You still must report all taxable transactions even if you receive no tax forms. The IRS considers your responsibility to report complete and accurate information regardless of whether third parties file forms. Keep your own transaction records and use crypto tax software like Blockstats to track everything comprehensively.
Do I need to report crypto if I only lost money?
Yes. Reporting losses actually benefits you because they offset other capital gains and up to $3,000 of ordinary income. If you don't report losing trades, you can't claim those losses. You still need to fill out Form 8949 and Schedule D showing the transactions and resulting losses.
How does Blockstats calculate cost basis for my crypto?

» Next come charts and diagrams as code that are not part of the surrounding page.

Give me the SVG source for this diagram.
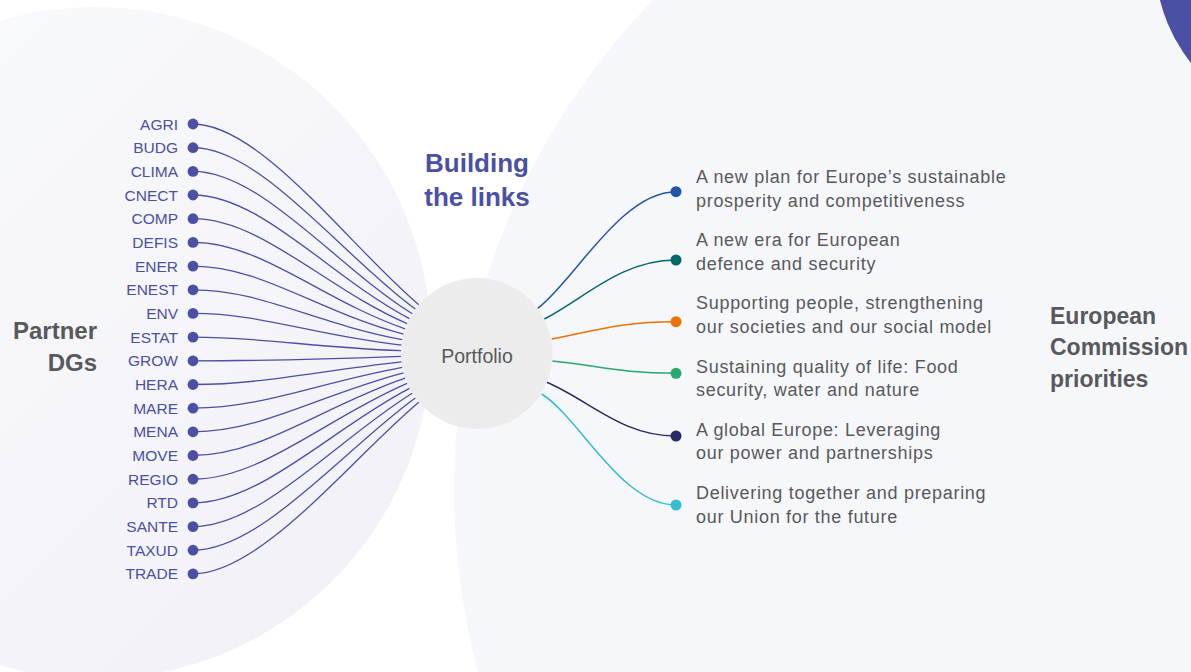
<svg xmlns="http://www.w3.org/2000/svg" width="1191" height="672" viewBox="0 0 1191 672">
<defs>
<linearGradient id="lg" x1="0" y1="0" x2="1" y2="1">
<stop offset="0" stop-color="#fafbfe"/>
<stop offset="1" stop-color="#f0f0f6"/>
</linearGradient>
<style>
.dg{font-family:"Liberation Sans",Arial,sans-serif;font-size:15.5px;fill:#4b50a5;text-anchor:end}
.dot{fill:#4b50a5}
.ln{fill:none;stroke:#4b50a5;stroke-width:1.3}
.rl{fill:none;stroke-width:1.5}
.pr{font-family:"Liberation Sans",Arial,sans-serif;font-size:18px;letter-spacing:0.7px;fill:#58595b}
.hd{font-family:"Liberation Sans",Arial,sans-serif;font-weight:bold;fill:#58595b}
.bl{font-family:"Liberation Sans",Arial,sans-serif;font-weight:bold;font-size:26px;fill:#4b50a5;text-anchor:middle}
</style>
</defs>
<rect width="1191" height="672" fill="#ffffff"/>
<circle cx="95" cy="343" r="336" fill="url(#lg)"/>
<circle cx="1157" cy="490" r="703" fill="#f6f7fb"/>
<circle cx="1320" cy="-40" r="165" fill="#4b50a5"/>

<g id="connectors">
<path class="ln" d="M193,124.0 C261,124.0 351.37,248.08 418.78,304.65"/>
<path class="ln" d="M193,147.7 C261,147.7 343.98,257.58 415.36,309.05"/>
<path class="ln" d="M193,171.4 C261,171.4 337.29,267.61 412.26,313.70"/>
<path class="ln" d="M193,195.0 C261,195.0 331.35,278.11 409.50,318.56"/>
<path class="ln" d="M193,218.7 C261,218.7 326.22,289.00 407.13,323.61"/>
<path class="ln" d="M193,242.4 C261,242.4 321.89,300.25 405.12,328.82"/>
<path class="ln" d="M193,266.1 C261,266.1 318.40,311.78 403.50,334.17"/>
<path class="ln" d="M193,289.8 C261,289.8 315.76,323.54 402.28,339.62"/>
<path class="ln" d="M193,313.4 C261,313.4 314.00,335.46 401.46,345.14"/>
<path class="ln" d="M193,337.1 C261,337.1 313.11,347.48 401.05,350.71"/>
<path class="ln" d="M193,360.8 C261,360.8 313.11,359.52 401.05,356.29"/>
<path class="ln" d="M193,384.5 C261,384.5 314.00,371.54 401.46,361.86"/>
<path class="ln" d="M193,408.2 C261,408.2 315.76,383.46 402.28,367.38"/>
<path class="ln" d="M193,431.8 C261,431.8 318.40,395.22 403.50,372.83"/>
<path class="ln" d="M193,455.5 C261,455.5 321.89,406.75 405.12,378.18"/>
<path class="ln" d="M193,479.2 C261,479.2 326.22,418.00 407.13,383.39"/>
<path class="ln" d="M193,502.9 C261,502.9 331.35,428.89 409.50,388.44"/>
<path class="ln" d="M193,526.6 C261,526.6 337.29,439.39 412.26,393.30"/>
<path class="ln" d="M193,550.2 C261,550.2 343.98,449.42 415.36,397.95"/>
<path class="ln" d="M193,573.9 C261,573.9 351.37,458.92 418.78,402.35"/>
<path class="rl" stroke="#1f55a5" d="M537.7,308.3 C573.8,281.4 621,191.7 676,191.7"/>
<path class="rl" stroke="#00676b" d="M544.3,319 C584.4,298.5 621,260 676,260"/>
<path class="rl" stroke="#ee7203" d="M551.7,339 C595.9,330.4 621,321.7 676,321.7"/>
<path class="rl" stroke="#2aa86b" d="M552.3,361 C597.1,365.5 621,373.3 676,373.3"/>
<path class="rl" stroke="#2d2866" d="M546.7,382.3 C588.3,399.5 621,436 676,436"/>
<path class="rl" stroke="#33bdd0" d="M541.7,394 C579.9,417.9 621,505 676,505"/>
</g>

<g id="portfolio">
<circle cx="477" cy="353.5" r="75.5" fill="#ececec"/>
<text x="477" y="362.5" font-family="'Liberation Sans',Arial,sans-serif" font-size="19.5" fill="#58595b" text-anchor="middle">Portfolio</text>
</g>

<g id="title-building">
<text class="bl" x="477" y="172">Building</text>
<text class="bl" x="477" y="206">the links</text>
</g>

<g id="partner-dgs">
<text class="hd" font-size="24" text-anchor="end" x="97" y="339">Partner</text>
<text class="hd" font-size="24" text-anchor="end" x="97" y="371">DGs</text>
</g>

<g id="ec-priorities">
<text class="hd" font-size="23" x="1050" y="323.5">European</text>
<text class="hd" font-size="23" x="1050" y="355">Commission</text>
<text class="hd" font-size="23" x="1050" y="386.5">priorities</text>
</g>

<g id="dg-agri"><circle class="dot" cx="193" cy="124.0" r="5.4"/><text class="dg" x="178" y="129.5">AGRI</text></g>
<g id="dg-budg"><circle class="dot" cx="193" cy="147.7" r="5.4"/><text class="dg" x="178" y="153.2">BUDG</text></g>
<g id="dg-clima"><circle class="dot" cx="193" cy="171.4" r="5.4"/><text class="dg" x="178" y="176.9">CLIMA</text></g>
<g id="dg-cnect"><circle class="dot" cx="193" cy="195.0" r="5.4"/><text class="dg" x="178" y="200.5">CNECT</text></g>
<g id="dg-comp"><circle class="dot" cx="193" cy="218.7" r="5.4"/><text class="dg" x="178" y="224.2">COMP</text></g>
<g id="dg-defis"><circle class="dot" cx="193" cy="242.4" r="5.4"/><text class="dg" x="178" y="247.9">DEFIS</text></g>
<g id="dg-ener"><circle class="dot" cx="193" cy="266.1" r="5.4"/><text class="dg" x="178" y="271.6">ENER</text></g>
<g id="dg-enest"><circle class="dot" cx="193" cy="289.8" r="5.4"/><text class="dg" x="178" y="295.3">ENEST</text></g>
<g id="dg-env"><circle class="dot" cx="193" cy="313.4" r="5.4"/><text class="dg" x="178" y="318.9">ENV</text></g>
<g id="dg-estat"><circle class="dot" cx="193" cy="337.1" r="5.4"/><text class="dg" x="178" y="342.6">ESTAT</text></g>
<g id="dg-grow"><circle class="dot" cx="193" cy="360.8" r="5.4"/><text class="dg" x="178" y="366.3">GROW</text></g>
<g id="dg-hera"><circle class="dot" cx="193" cy="384.5" r="5.4"/><text class="dg" x="178" y="390.0">HERA</text></g>
<g id="dg-mare"><circle class="dot" cx="193" cy="408.2" r="5.4"/><text class="dg" x="178" y="413.7">MARE</text></g>
<g id="dg-mena"><circle class="dot" cx="193" cy="431.8" r="5.4"/><text class="dg" x="178" y="437.3">MENA</text></g>
<g id="dg-move"><circle class="dot" cx="193" cy="455.5" r="5.4"/><text class="dg" x="178" y="461.0">MOVE</text></g>
<g id="dg-regio"><circle class="dot" cx="193" cy="479.2" r="5.4"/><text class="dg" x="178" y="484.7">REGIO</text></g>
<g id="dg-rtd"><circle class="dot" cx="193" cy="502.9" r="5.4"/><text class="dg" x="178" y="508.4">RTD</text></g>
<g id="dg-sante"><circle class="dot" cx="193" cy="526.6" r="5.4"/><text class="dg" x="178" y="532.1">SANTE</text></g>
<g id="dg-taxud"><circle class="dot" cx="193" cy="550.2" r="5.4"/><text class="dg" x="178" y="555.7">TAXUD</text></g>
<g id="dg-trade"><circle class="dot" cx="193" cy="573.9" r="5.4"/><text class="dg" x="178" y="579.4">TRADE</text></g>

<g id="priority-1"><circle cx="676" cy="191.7" r="5.5" fill="#1f55a5"/><text class="pr" x="696" y="183">A new plan for Europe’s sustainable</text><text class="pr" x="696" y="206.5">prosperity and competitiveness</text></g>
<g id="priority-2"><circle cx="676" cy="260" r="5.5" fill="#00676b"/><text class="pr" x="696" y="246.2">A new era for European</text><text class="pr" x="696" y="269.7">defence and security</text></g>
<g id="priority-3"><circle cx="676" cy="321.7" r="5.5" fill="#ee7203"/><text class="pr" x="696" y="309.4">Supporting people, strengthening</text><text class="pr" x="696" y="332.9">our societies and our social model</text></g>
<g id="priority-4"><circle cx="676" cy="373.3" r="5.5" fill="#2aa86b"/><text class="pr" x="696" y="372.6">Sustaining quality of life: Food</text><text class="pr" x="696" y="396.1">security, water and nature</text></g>
<g id="priority-5"><circle cx="676" cy="436" r="5.5" fill="#2d2866"/><text class="pr" x="696" y="435.8">A global Europe: Leveraging</text><text class="pr" x="696" y="459.3">our power and partnerships</text></g>
<g id="priority-6"><circle cx="676" cy="505" r="5.5" fill="#33bdd0"/><text class="pr" x="696" y="499">Delivering together and preparing</text><text class="pr" x="696" y="522.5">our Union for the future</text></g>
</svg>
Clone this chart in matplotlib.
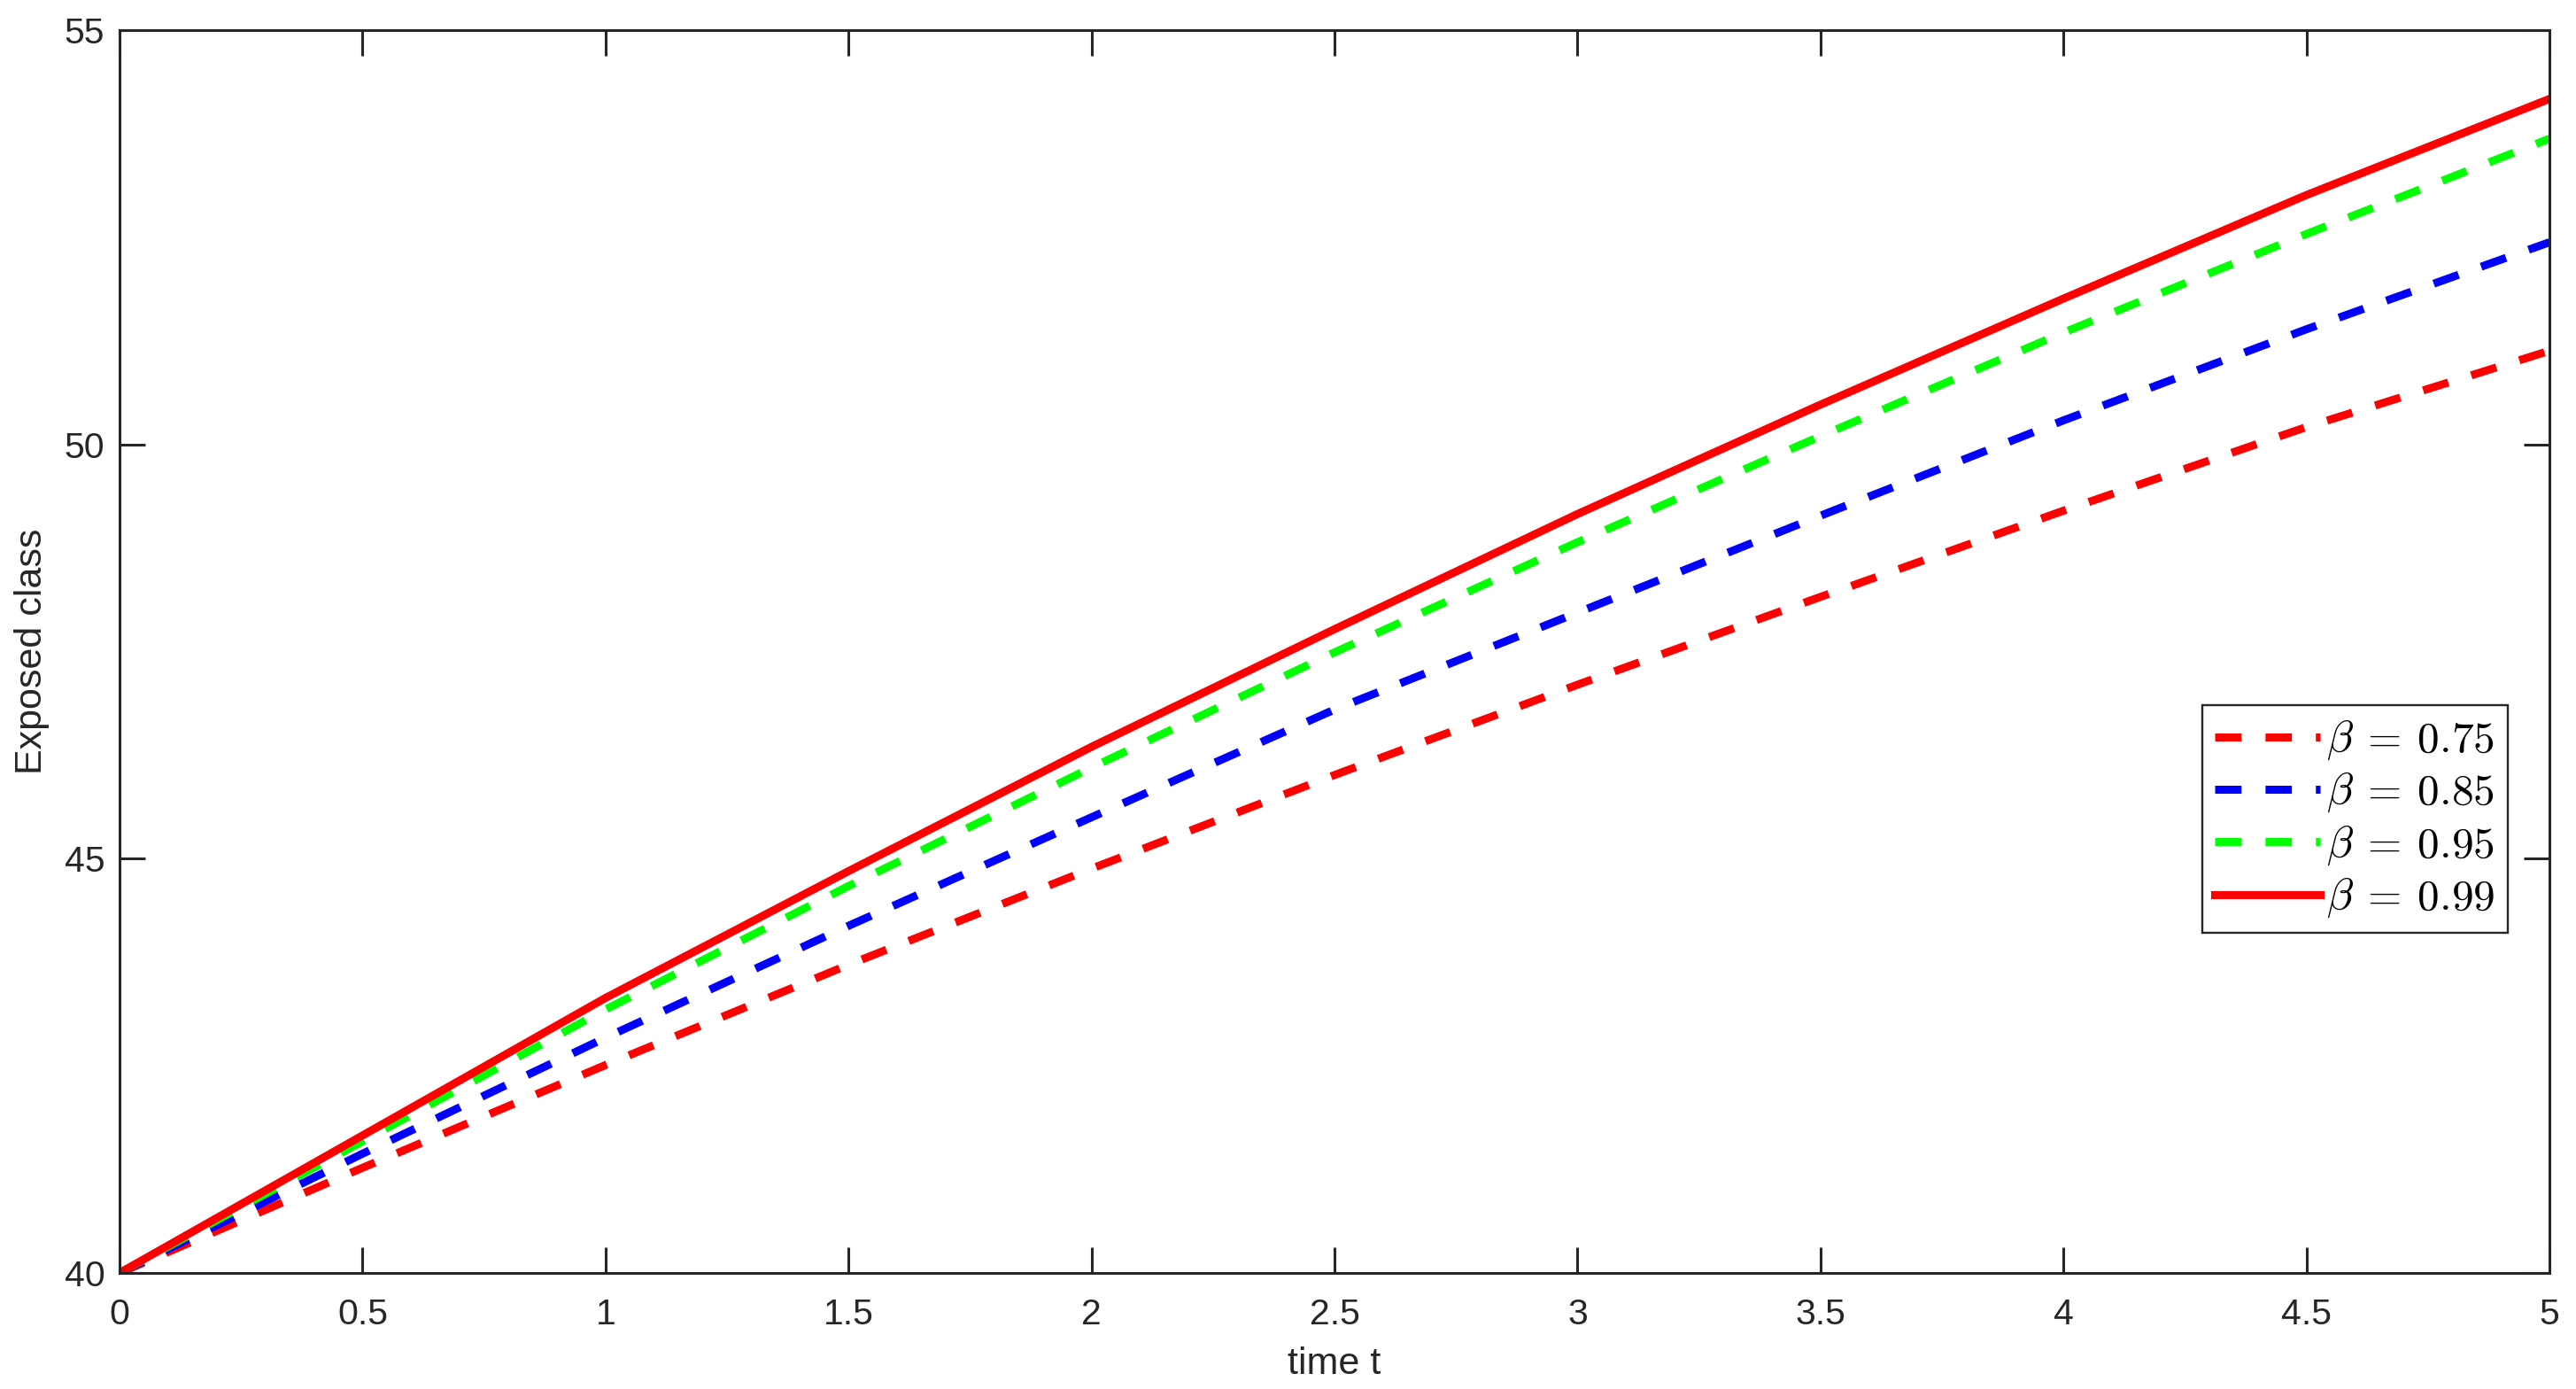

Blockstats offers three accounting methods: FIFO, LIFO, and HIFO. FIFO assumes you sell your oldest crypto first, LIFO assumes you sell your newest, and HIFO assumes you sell the crypto with the highest cost basis first. You can choose which method to use, and Blockstats automatically applies it across all transactions.
What if my transaction history is incomplete or messy?
Missing data is extremely common, especially if you've lost access to old exchange accounts or didn't track early transactions carefully. Blockstats can often recover transaction history directly from blockchain data if you provide wallet addresses, even for exchanges you no longer access. For truly unrecoverable data, you may need to use reasonable estimates with documentation explaining your methodology.
Can I file my crypto taxes myself without software?
You can file manually if you have very few transactions and straightforward buys/sells on one exchange. Download your transaction history, fill out your tax return. However, manual filing becomes impractical with higher transaction volumes, DeFi activity, or cross-platform transfers. The time investment and error risk make tax software worthwhile for most active crypto users.
Is Blockstats reliable for crypto tax reporting and IRS compliance?
Blockstats specializes in IRS-compliant crypto tax reporting with over $100 million in assets tracked and 9+ years of combined team experience in crypto, engineering, and tax law. The platform generates forms that meet IRS requirements and provides complete audit trails for every calculation. Thousands of traders and over 50 accounting firms use Blockstats for client tax preparation.